Over the generations the family excelled in waka; in the late Muromachi period Sanetaka SANJONISHI was famous as a waka poet and calligrapher; and in the Sengoku (the Warring States) period (Japan) Kineda SANJONISHI and Saneki SANJONISHI were familiar with the Chinese and Japanese classics; these three are called the three generations of Sanjonishi. After Saneki SANJONISHI, the study of waka by the House of Sanjonishi should have been inherited by Kinkuni SANJONISHI, but since he was still young, Yusai HOSOKAWA, a high disciple of Saneki SANJONISHI, received teachings in Kokinshu (Collection of Poems Ancient and Modern) as an intermediary, and Yusai passed it on to Kinkuni once he had reached the age of adulthood. However, because Kinkuni SANJONISHI had died young, Yusai kept a promise that was made between Yusai and his master Saneki before he died, and Yusai passed it on to Saneeda SANJONISHI. After Saneeda SANJONISHI, it was inherited by Sanenori SANJONISHI. Thereafter, through the Edo period the art of waka became the Sanjonishi Family's studies of the family business. In recent years, the Reizei Family has become famous for being descended from FUJIWARA no Teika; however, from the Muromachi period through the Meiji period the house of Sanjonishi, which passed on the traditions of the head and branch lines of the NIJO Family, was the mainstream of poetry as the successor to Teika. (This Nijo Family was a totally different line from the Nijo Family of the Sekkan (regent and senior regent) houses. It might become clearer to say that it was the Mikohidari Family with a different name. However, as a lineage this family line failed in the early Muromachi period, and therefore the Sanjonishi family inherited this academic lineage. The Reizei Family, together with the Kyogoku Family, was a branch family of this Nijo Family. ) Additionally, the family was notable in the art of fragrance. Currently, the House is famous as the head house of Oie style art of fragrance rather than the study of waka.

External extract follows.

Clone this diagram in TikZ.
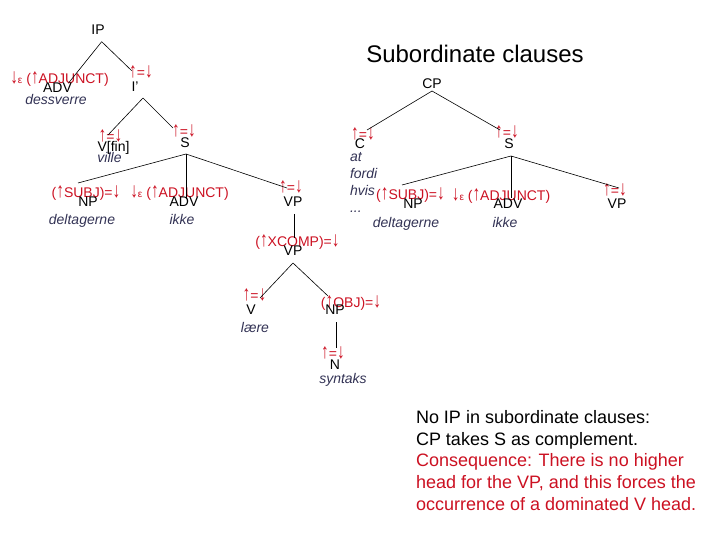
\documentclass[tikz,border=0pt]{standalone}
\usepackage{fontspec}
\usepackage{graphicx}
\setmainfont{Liberation Sans}
\usetikzlibrary{calc}
\definecolor{annred}{RGB}{204,17,34}
\definecolor{wordblue}{RGB}{51,51,85}
\newcommand\smeps{{\fontsize{10}{10}\selectfont ε}}
\newcommand\upa{\scalebox{1.1}[1.5]{↑}}
\newcommand\dna{\scalebox{1.1}[1.5]{↓}}
\begin{document}
\begin{tikzpicture}[x=1pt,y=-1pt,
  every node/.style={inner sep=0pt,outer sep=0pt},
  cat/.style={font=\fontsize{14}{14}\selectfont, text height=10pt, text depth=0pt},
  ann/.style={font=\fontsize{14}{14}\selectfont, text=annred, text height=10pt, text depth=0pt},
  word/.style={font=\fontsize{14}{14}\selectfont\itshape, text=wordblue, text height=10pt, text depth=0pt},
  edge/.style={draw=black, line width=0.6pt}]
\useasboundingbox[fill=white] (0,0) rectangle (720,540);

% ---------- left tree ----------
\node[cat] (IP) at (98,30) {IP};
\node[ann] (aADV1) at (59.5,79) {\dna\smeps\ (\upa ADJUNCT)};
\node[cat] (ADV1) at (57.5,88) {ADV};
\node[word] (wdess) at (56,100) {dessverre};
\node[ann] (aIbar) at (141,73) {\upa=\dna};
\node[cat] (Ibar) at (135,87) {I'};
\node[ann] (aVfin) at (110.5,137) {\upa=\dna};
\node[cat] (Vfin) at (113.5,147) {V[fin]};
\node[word] (wville) at (109.5,158) {ville};
\node[ann] (aS1) at (184,132) {\upa=\dna};
\node[cat] (S1) at (185,143) {S};
\node[ann] (aSUBJ1) at (86,193) {(\upa SUBJ)=\dna};
\node[cat] (NP1) at (88,202) {NP};
\node[word] (wdelt1) at (82,220) {deltagerne};
\node[ann] (aADV2) at (179.5,193) {\dna\smeps\ (\upa ADJUNCT)};
\node[cat] (ADV2) at (184,202) {ADV};
\node[word] (wikke1) at (182,220) {ikke};
\node[ann] (aVP1) at (291,188) {\upa=\dna};
\node[cat] (VP1) at (293,202) {VP};
\node[ann] (aXCOMP) at (297.5,242) {(\upa XCOMP)=\dna};
\node[cat] (VP2) at (293,250) {VP};
\node[ann] (aV) at (254.5,295) {\upa=\dna};
\node[cat] (V) at (251,309) {V};
\node[word] (wlaere) at (255,327) {lære};
\node[ann] (aOBJ) at (351,302) {(\upa OBJ)=\dna};
\node[cat] (NP2) at (335,309) {NP};
\node[ann] (aN) at (333,353) {\upa=\dna};
\node[cat] (N) at (335,364) {N};
\node[word] (wsyn) at (343,378) {syntaks};

% ---------- right tree ----------
\node[font=\fontsize{24}{24}\selectfont, text height=17.2pt, text depth=0pt] (title) at (475,54) {Subordinate clauses};
\node[cat] (CP) at (432,84) {CP};
\node[ann] (aC) at (363,135) {\upa=\dna};
\node[cat] (C) at (360,144) {C};
\node[word, anchor=west] (wat) at (350,157) {at};
\node[word, anchor=west] (wfordi) at (350,174) {fordi};
\node[word, anchor=west] (whvis) at (350,191) {hvis};
\node[word, anchor=west] (wdots) at (350,208) {...};
\node[ann] (aS2) at (507,133) {\upa=\dna};
\node[cat] (S2) at (509,144) {S};
\node[ann] (aSUBJ2) at (410.5,195) {(\upa SUBJ)=\dna};
\node[cat] (NP3) at (413,204) {NP};
\node[word] (wdelt2) at (406,223) {deltagerne};
\node[ann] (aADV3) at (501,196) {\dna\smeps\ (\upa ADJUNCT)};
\node[cat] (ADV3) at (508,204) {ADV};
\node[word] (wikke2) at (505,223) {ikke};
\node[ann] (aVP3) at (615,191) {\upa=\dna};
\node[cat] (VP3) at (617,204) {VP};

% ---------- text block ----------
\node[anchor=north west, align=left, font=\fontsize{18}{21.7}\selectfont] (note) at (416,410.5)
  {No IP in subordinate clauses:\\
   CP takes S as complement.\\
   \textcolor{annred}{Consequence: There is no higher}\\
   \textcolor{annred}{head for the VP, and this forces the}\\
   \textcolor{annred}{occurrence of a dominated V head.}};

% ---------- connectors ----------
\draw[edge] ($(IP)+(3.7,11.7)$) -- ($(ADV1)+(10.8,-4.7)$);
\draw[edge] ($(IP)+(3.7,11.7)$) -- ($(Ibar)+(-3.3,-16.3)$);
\draw[edge] ($(Ibar)+(8,11)$) -- ($(Vfin)+(-5.5,-12)$);
\draw[edge] ($(Ibar)+(8,11)$) -- ($(S1)+(-12,-15)$);
\draw[edge] ($(S1)+(1,11)$) -- ($(NP1)+(-10,-19)$);
\draw[edge] ($(S1)+(1,11)$) -- ($(ADV2)+(2,-3)$);
\draw[edge] ($(S1)+(1,11)$) -- ($(VP1)+(-6,-14)$);
\draw[edge] ($(VP1)+(1,12)$) -- ($(VP2)+(1,-12)$);
\draw[edge] ($(VP2)+(0,13)$) -- ($(V)+(9,-11)$);
\draw[edge] ($(VP2)+(0,13)$) -- ($(NP2)+(-7,-13)$);
\draw[edge] ($(NP2)+(1,13)$) -- ($(N)+(1,-16)$);
\draw[edge] ($(CP)+(0,7)$) -- ($(C)+(7,-14)$);
\draw[edge] ($(CP)+(0,7)$) -- ($(S2)+(-9,-14)$);
\draw[edge] ($(S2)+(2,12)$) -- ($(NP3)+(-11,-19)$);
\draw[edge] ($(S2)+(2,12)$) -- ($(ADV3)+(3,-6)$);
\draw[edge] ($(S2)+(2,12)$) -- ($(VP3)+(2,-16)$);
\end{tikzpicture}
\end{document}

Kasuga no Tsubone, a woman in the early Edo period who gained notoriety as a menoto (a woman providing breastfeeding to a highborn baby) of the third-generation Shogun of the Edo shogunate, Iemitsu TOKUGAWA, was also related to the Sanjonishi Family; she made an arrangement to become an adopted sister of Saneeda SANJONISHI, whereupon she served the Imperial Palace as a daughter of the Sanjonishi Family and was given the title of Tsubone. The family head at the end of the Edo period was Suetomo SANJONISHI, who had many achievements in the Meiji Restoration as one of the so-called exiles of the seven nobles, and who gained fame as a waka master of the Emperor Meiji. The family head in the Showa period was Kimimasa SANJONISHI, who worked as a professor at Jissen Women's University and dedicated considerable effort to restoring and nurturing the art of fragrance as the head house of the Oie-style art of fragrance. Kimimasa's wife is Princess Kuninomiya Nobuko, a younger sister of Empress Kojun. Kimimasa was inherited by Sanekane SANJONISHI, and Sanekane also worked hard in developing the art of fragrance. Jitsuei, the younger brother of Sanekane, inherited Kunihisa KUNI, which is the maternal aunt's house. The current family head is Kinyoshi SANJONISHI, who is active in spreading the art of fragrance.
Written documents of the Sanjonishi Family are variously housed in institutions such as Gakushuin University, the University of Tokyo, the National Archives of Japan, Kokuritsu Kokubungaku Rekishi Shiryoukan, Waseda University, University of California, Tenri University and Nihon University.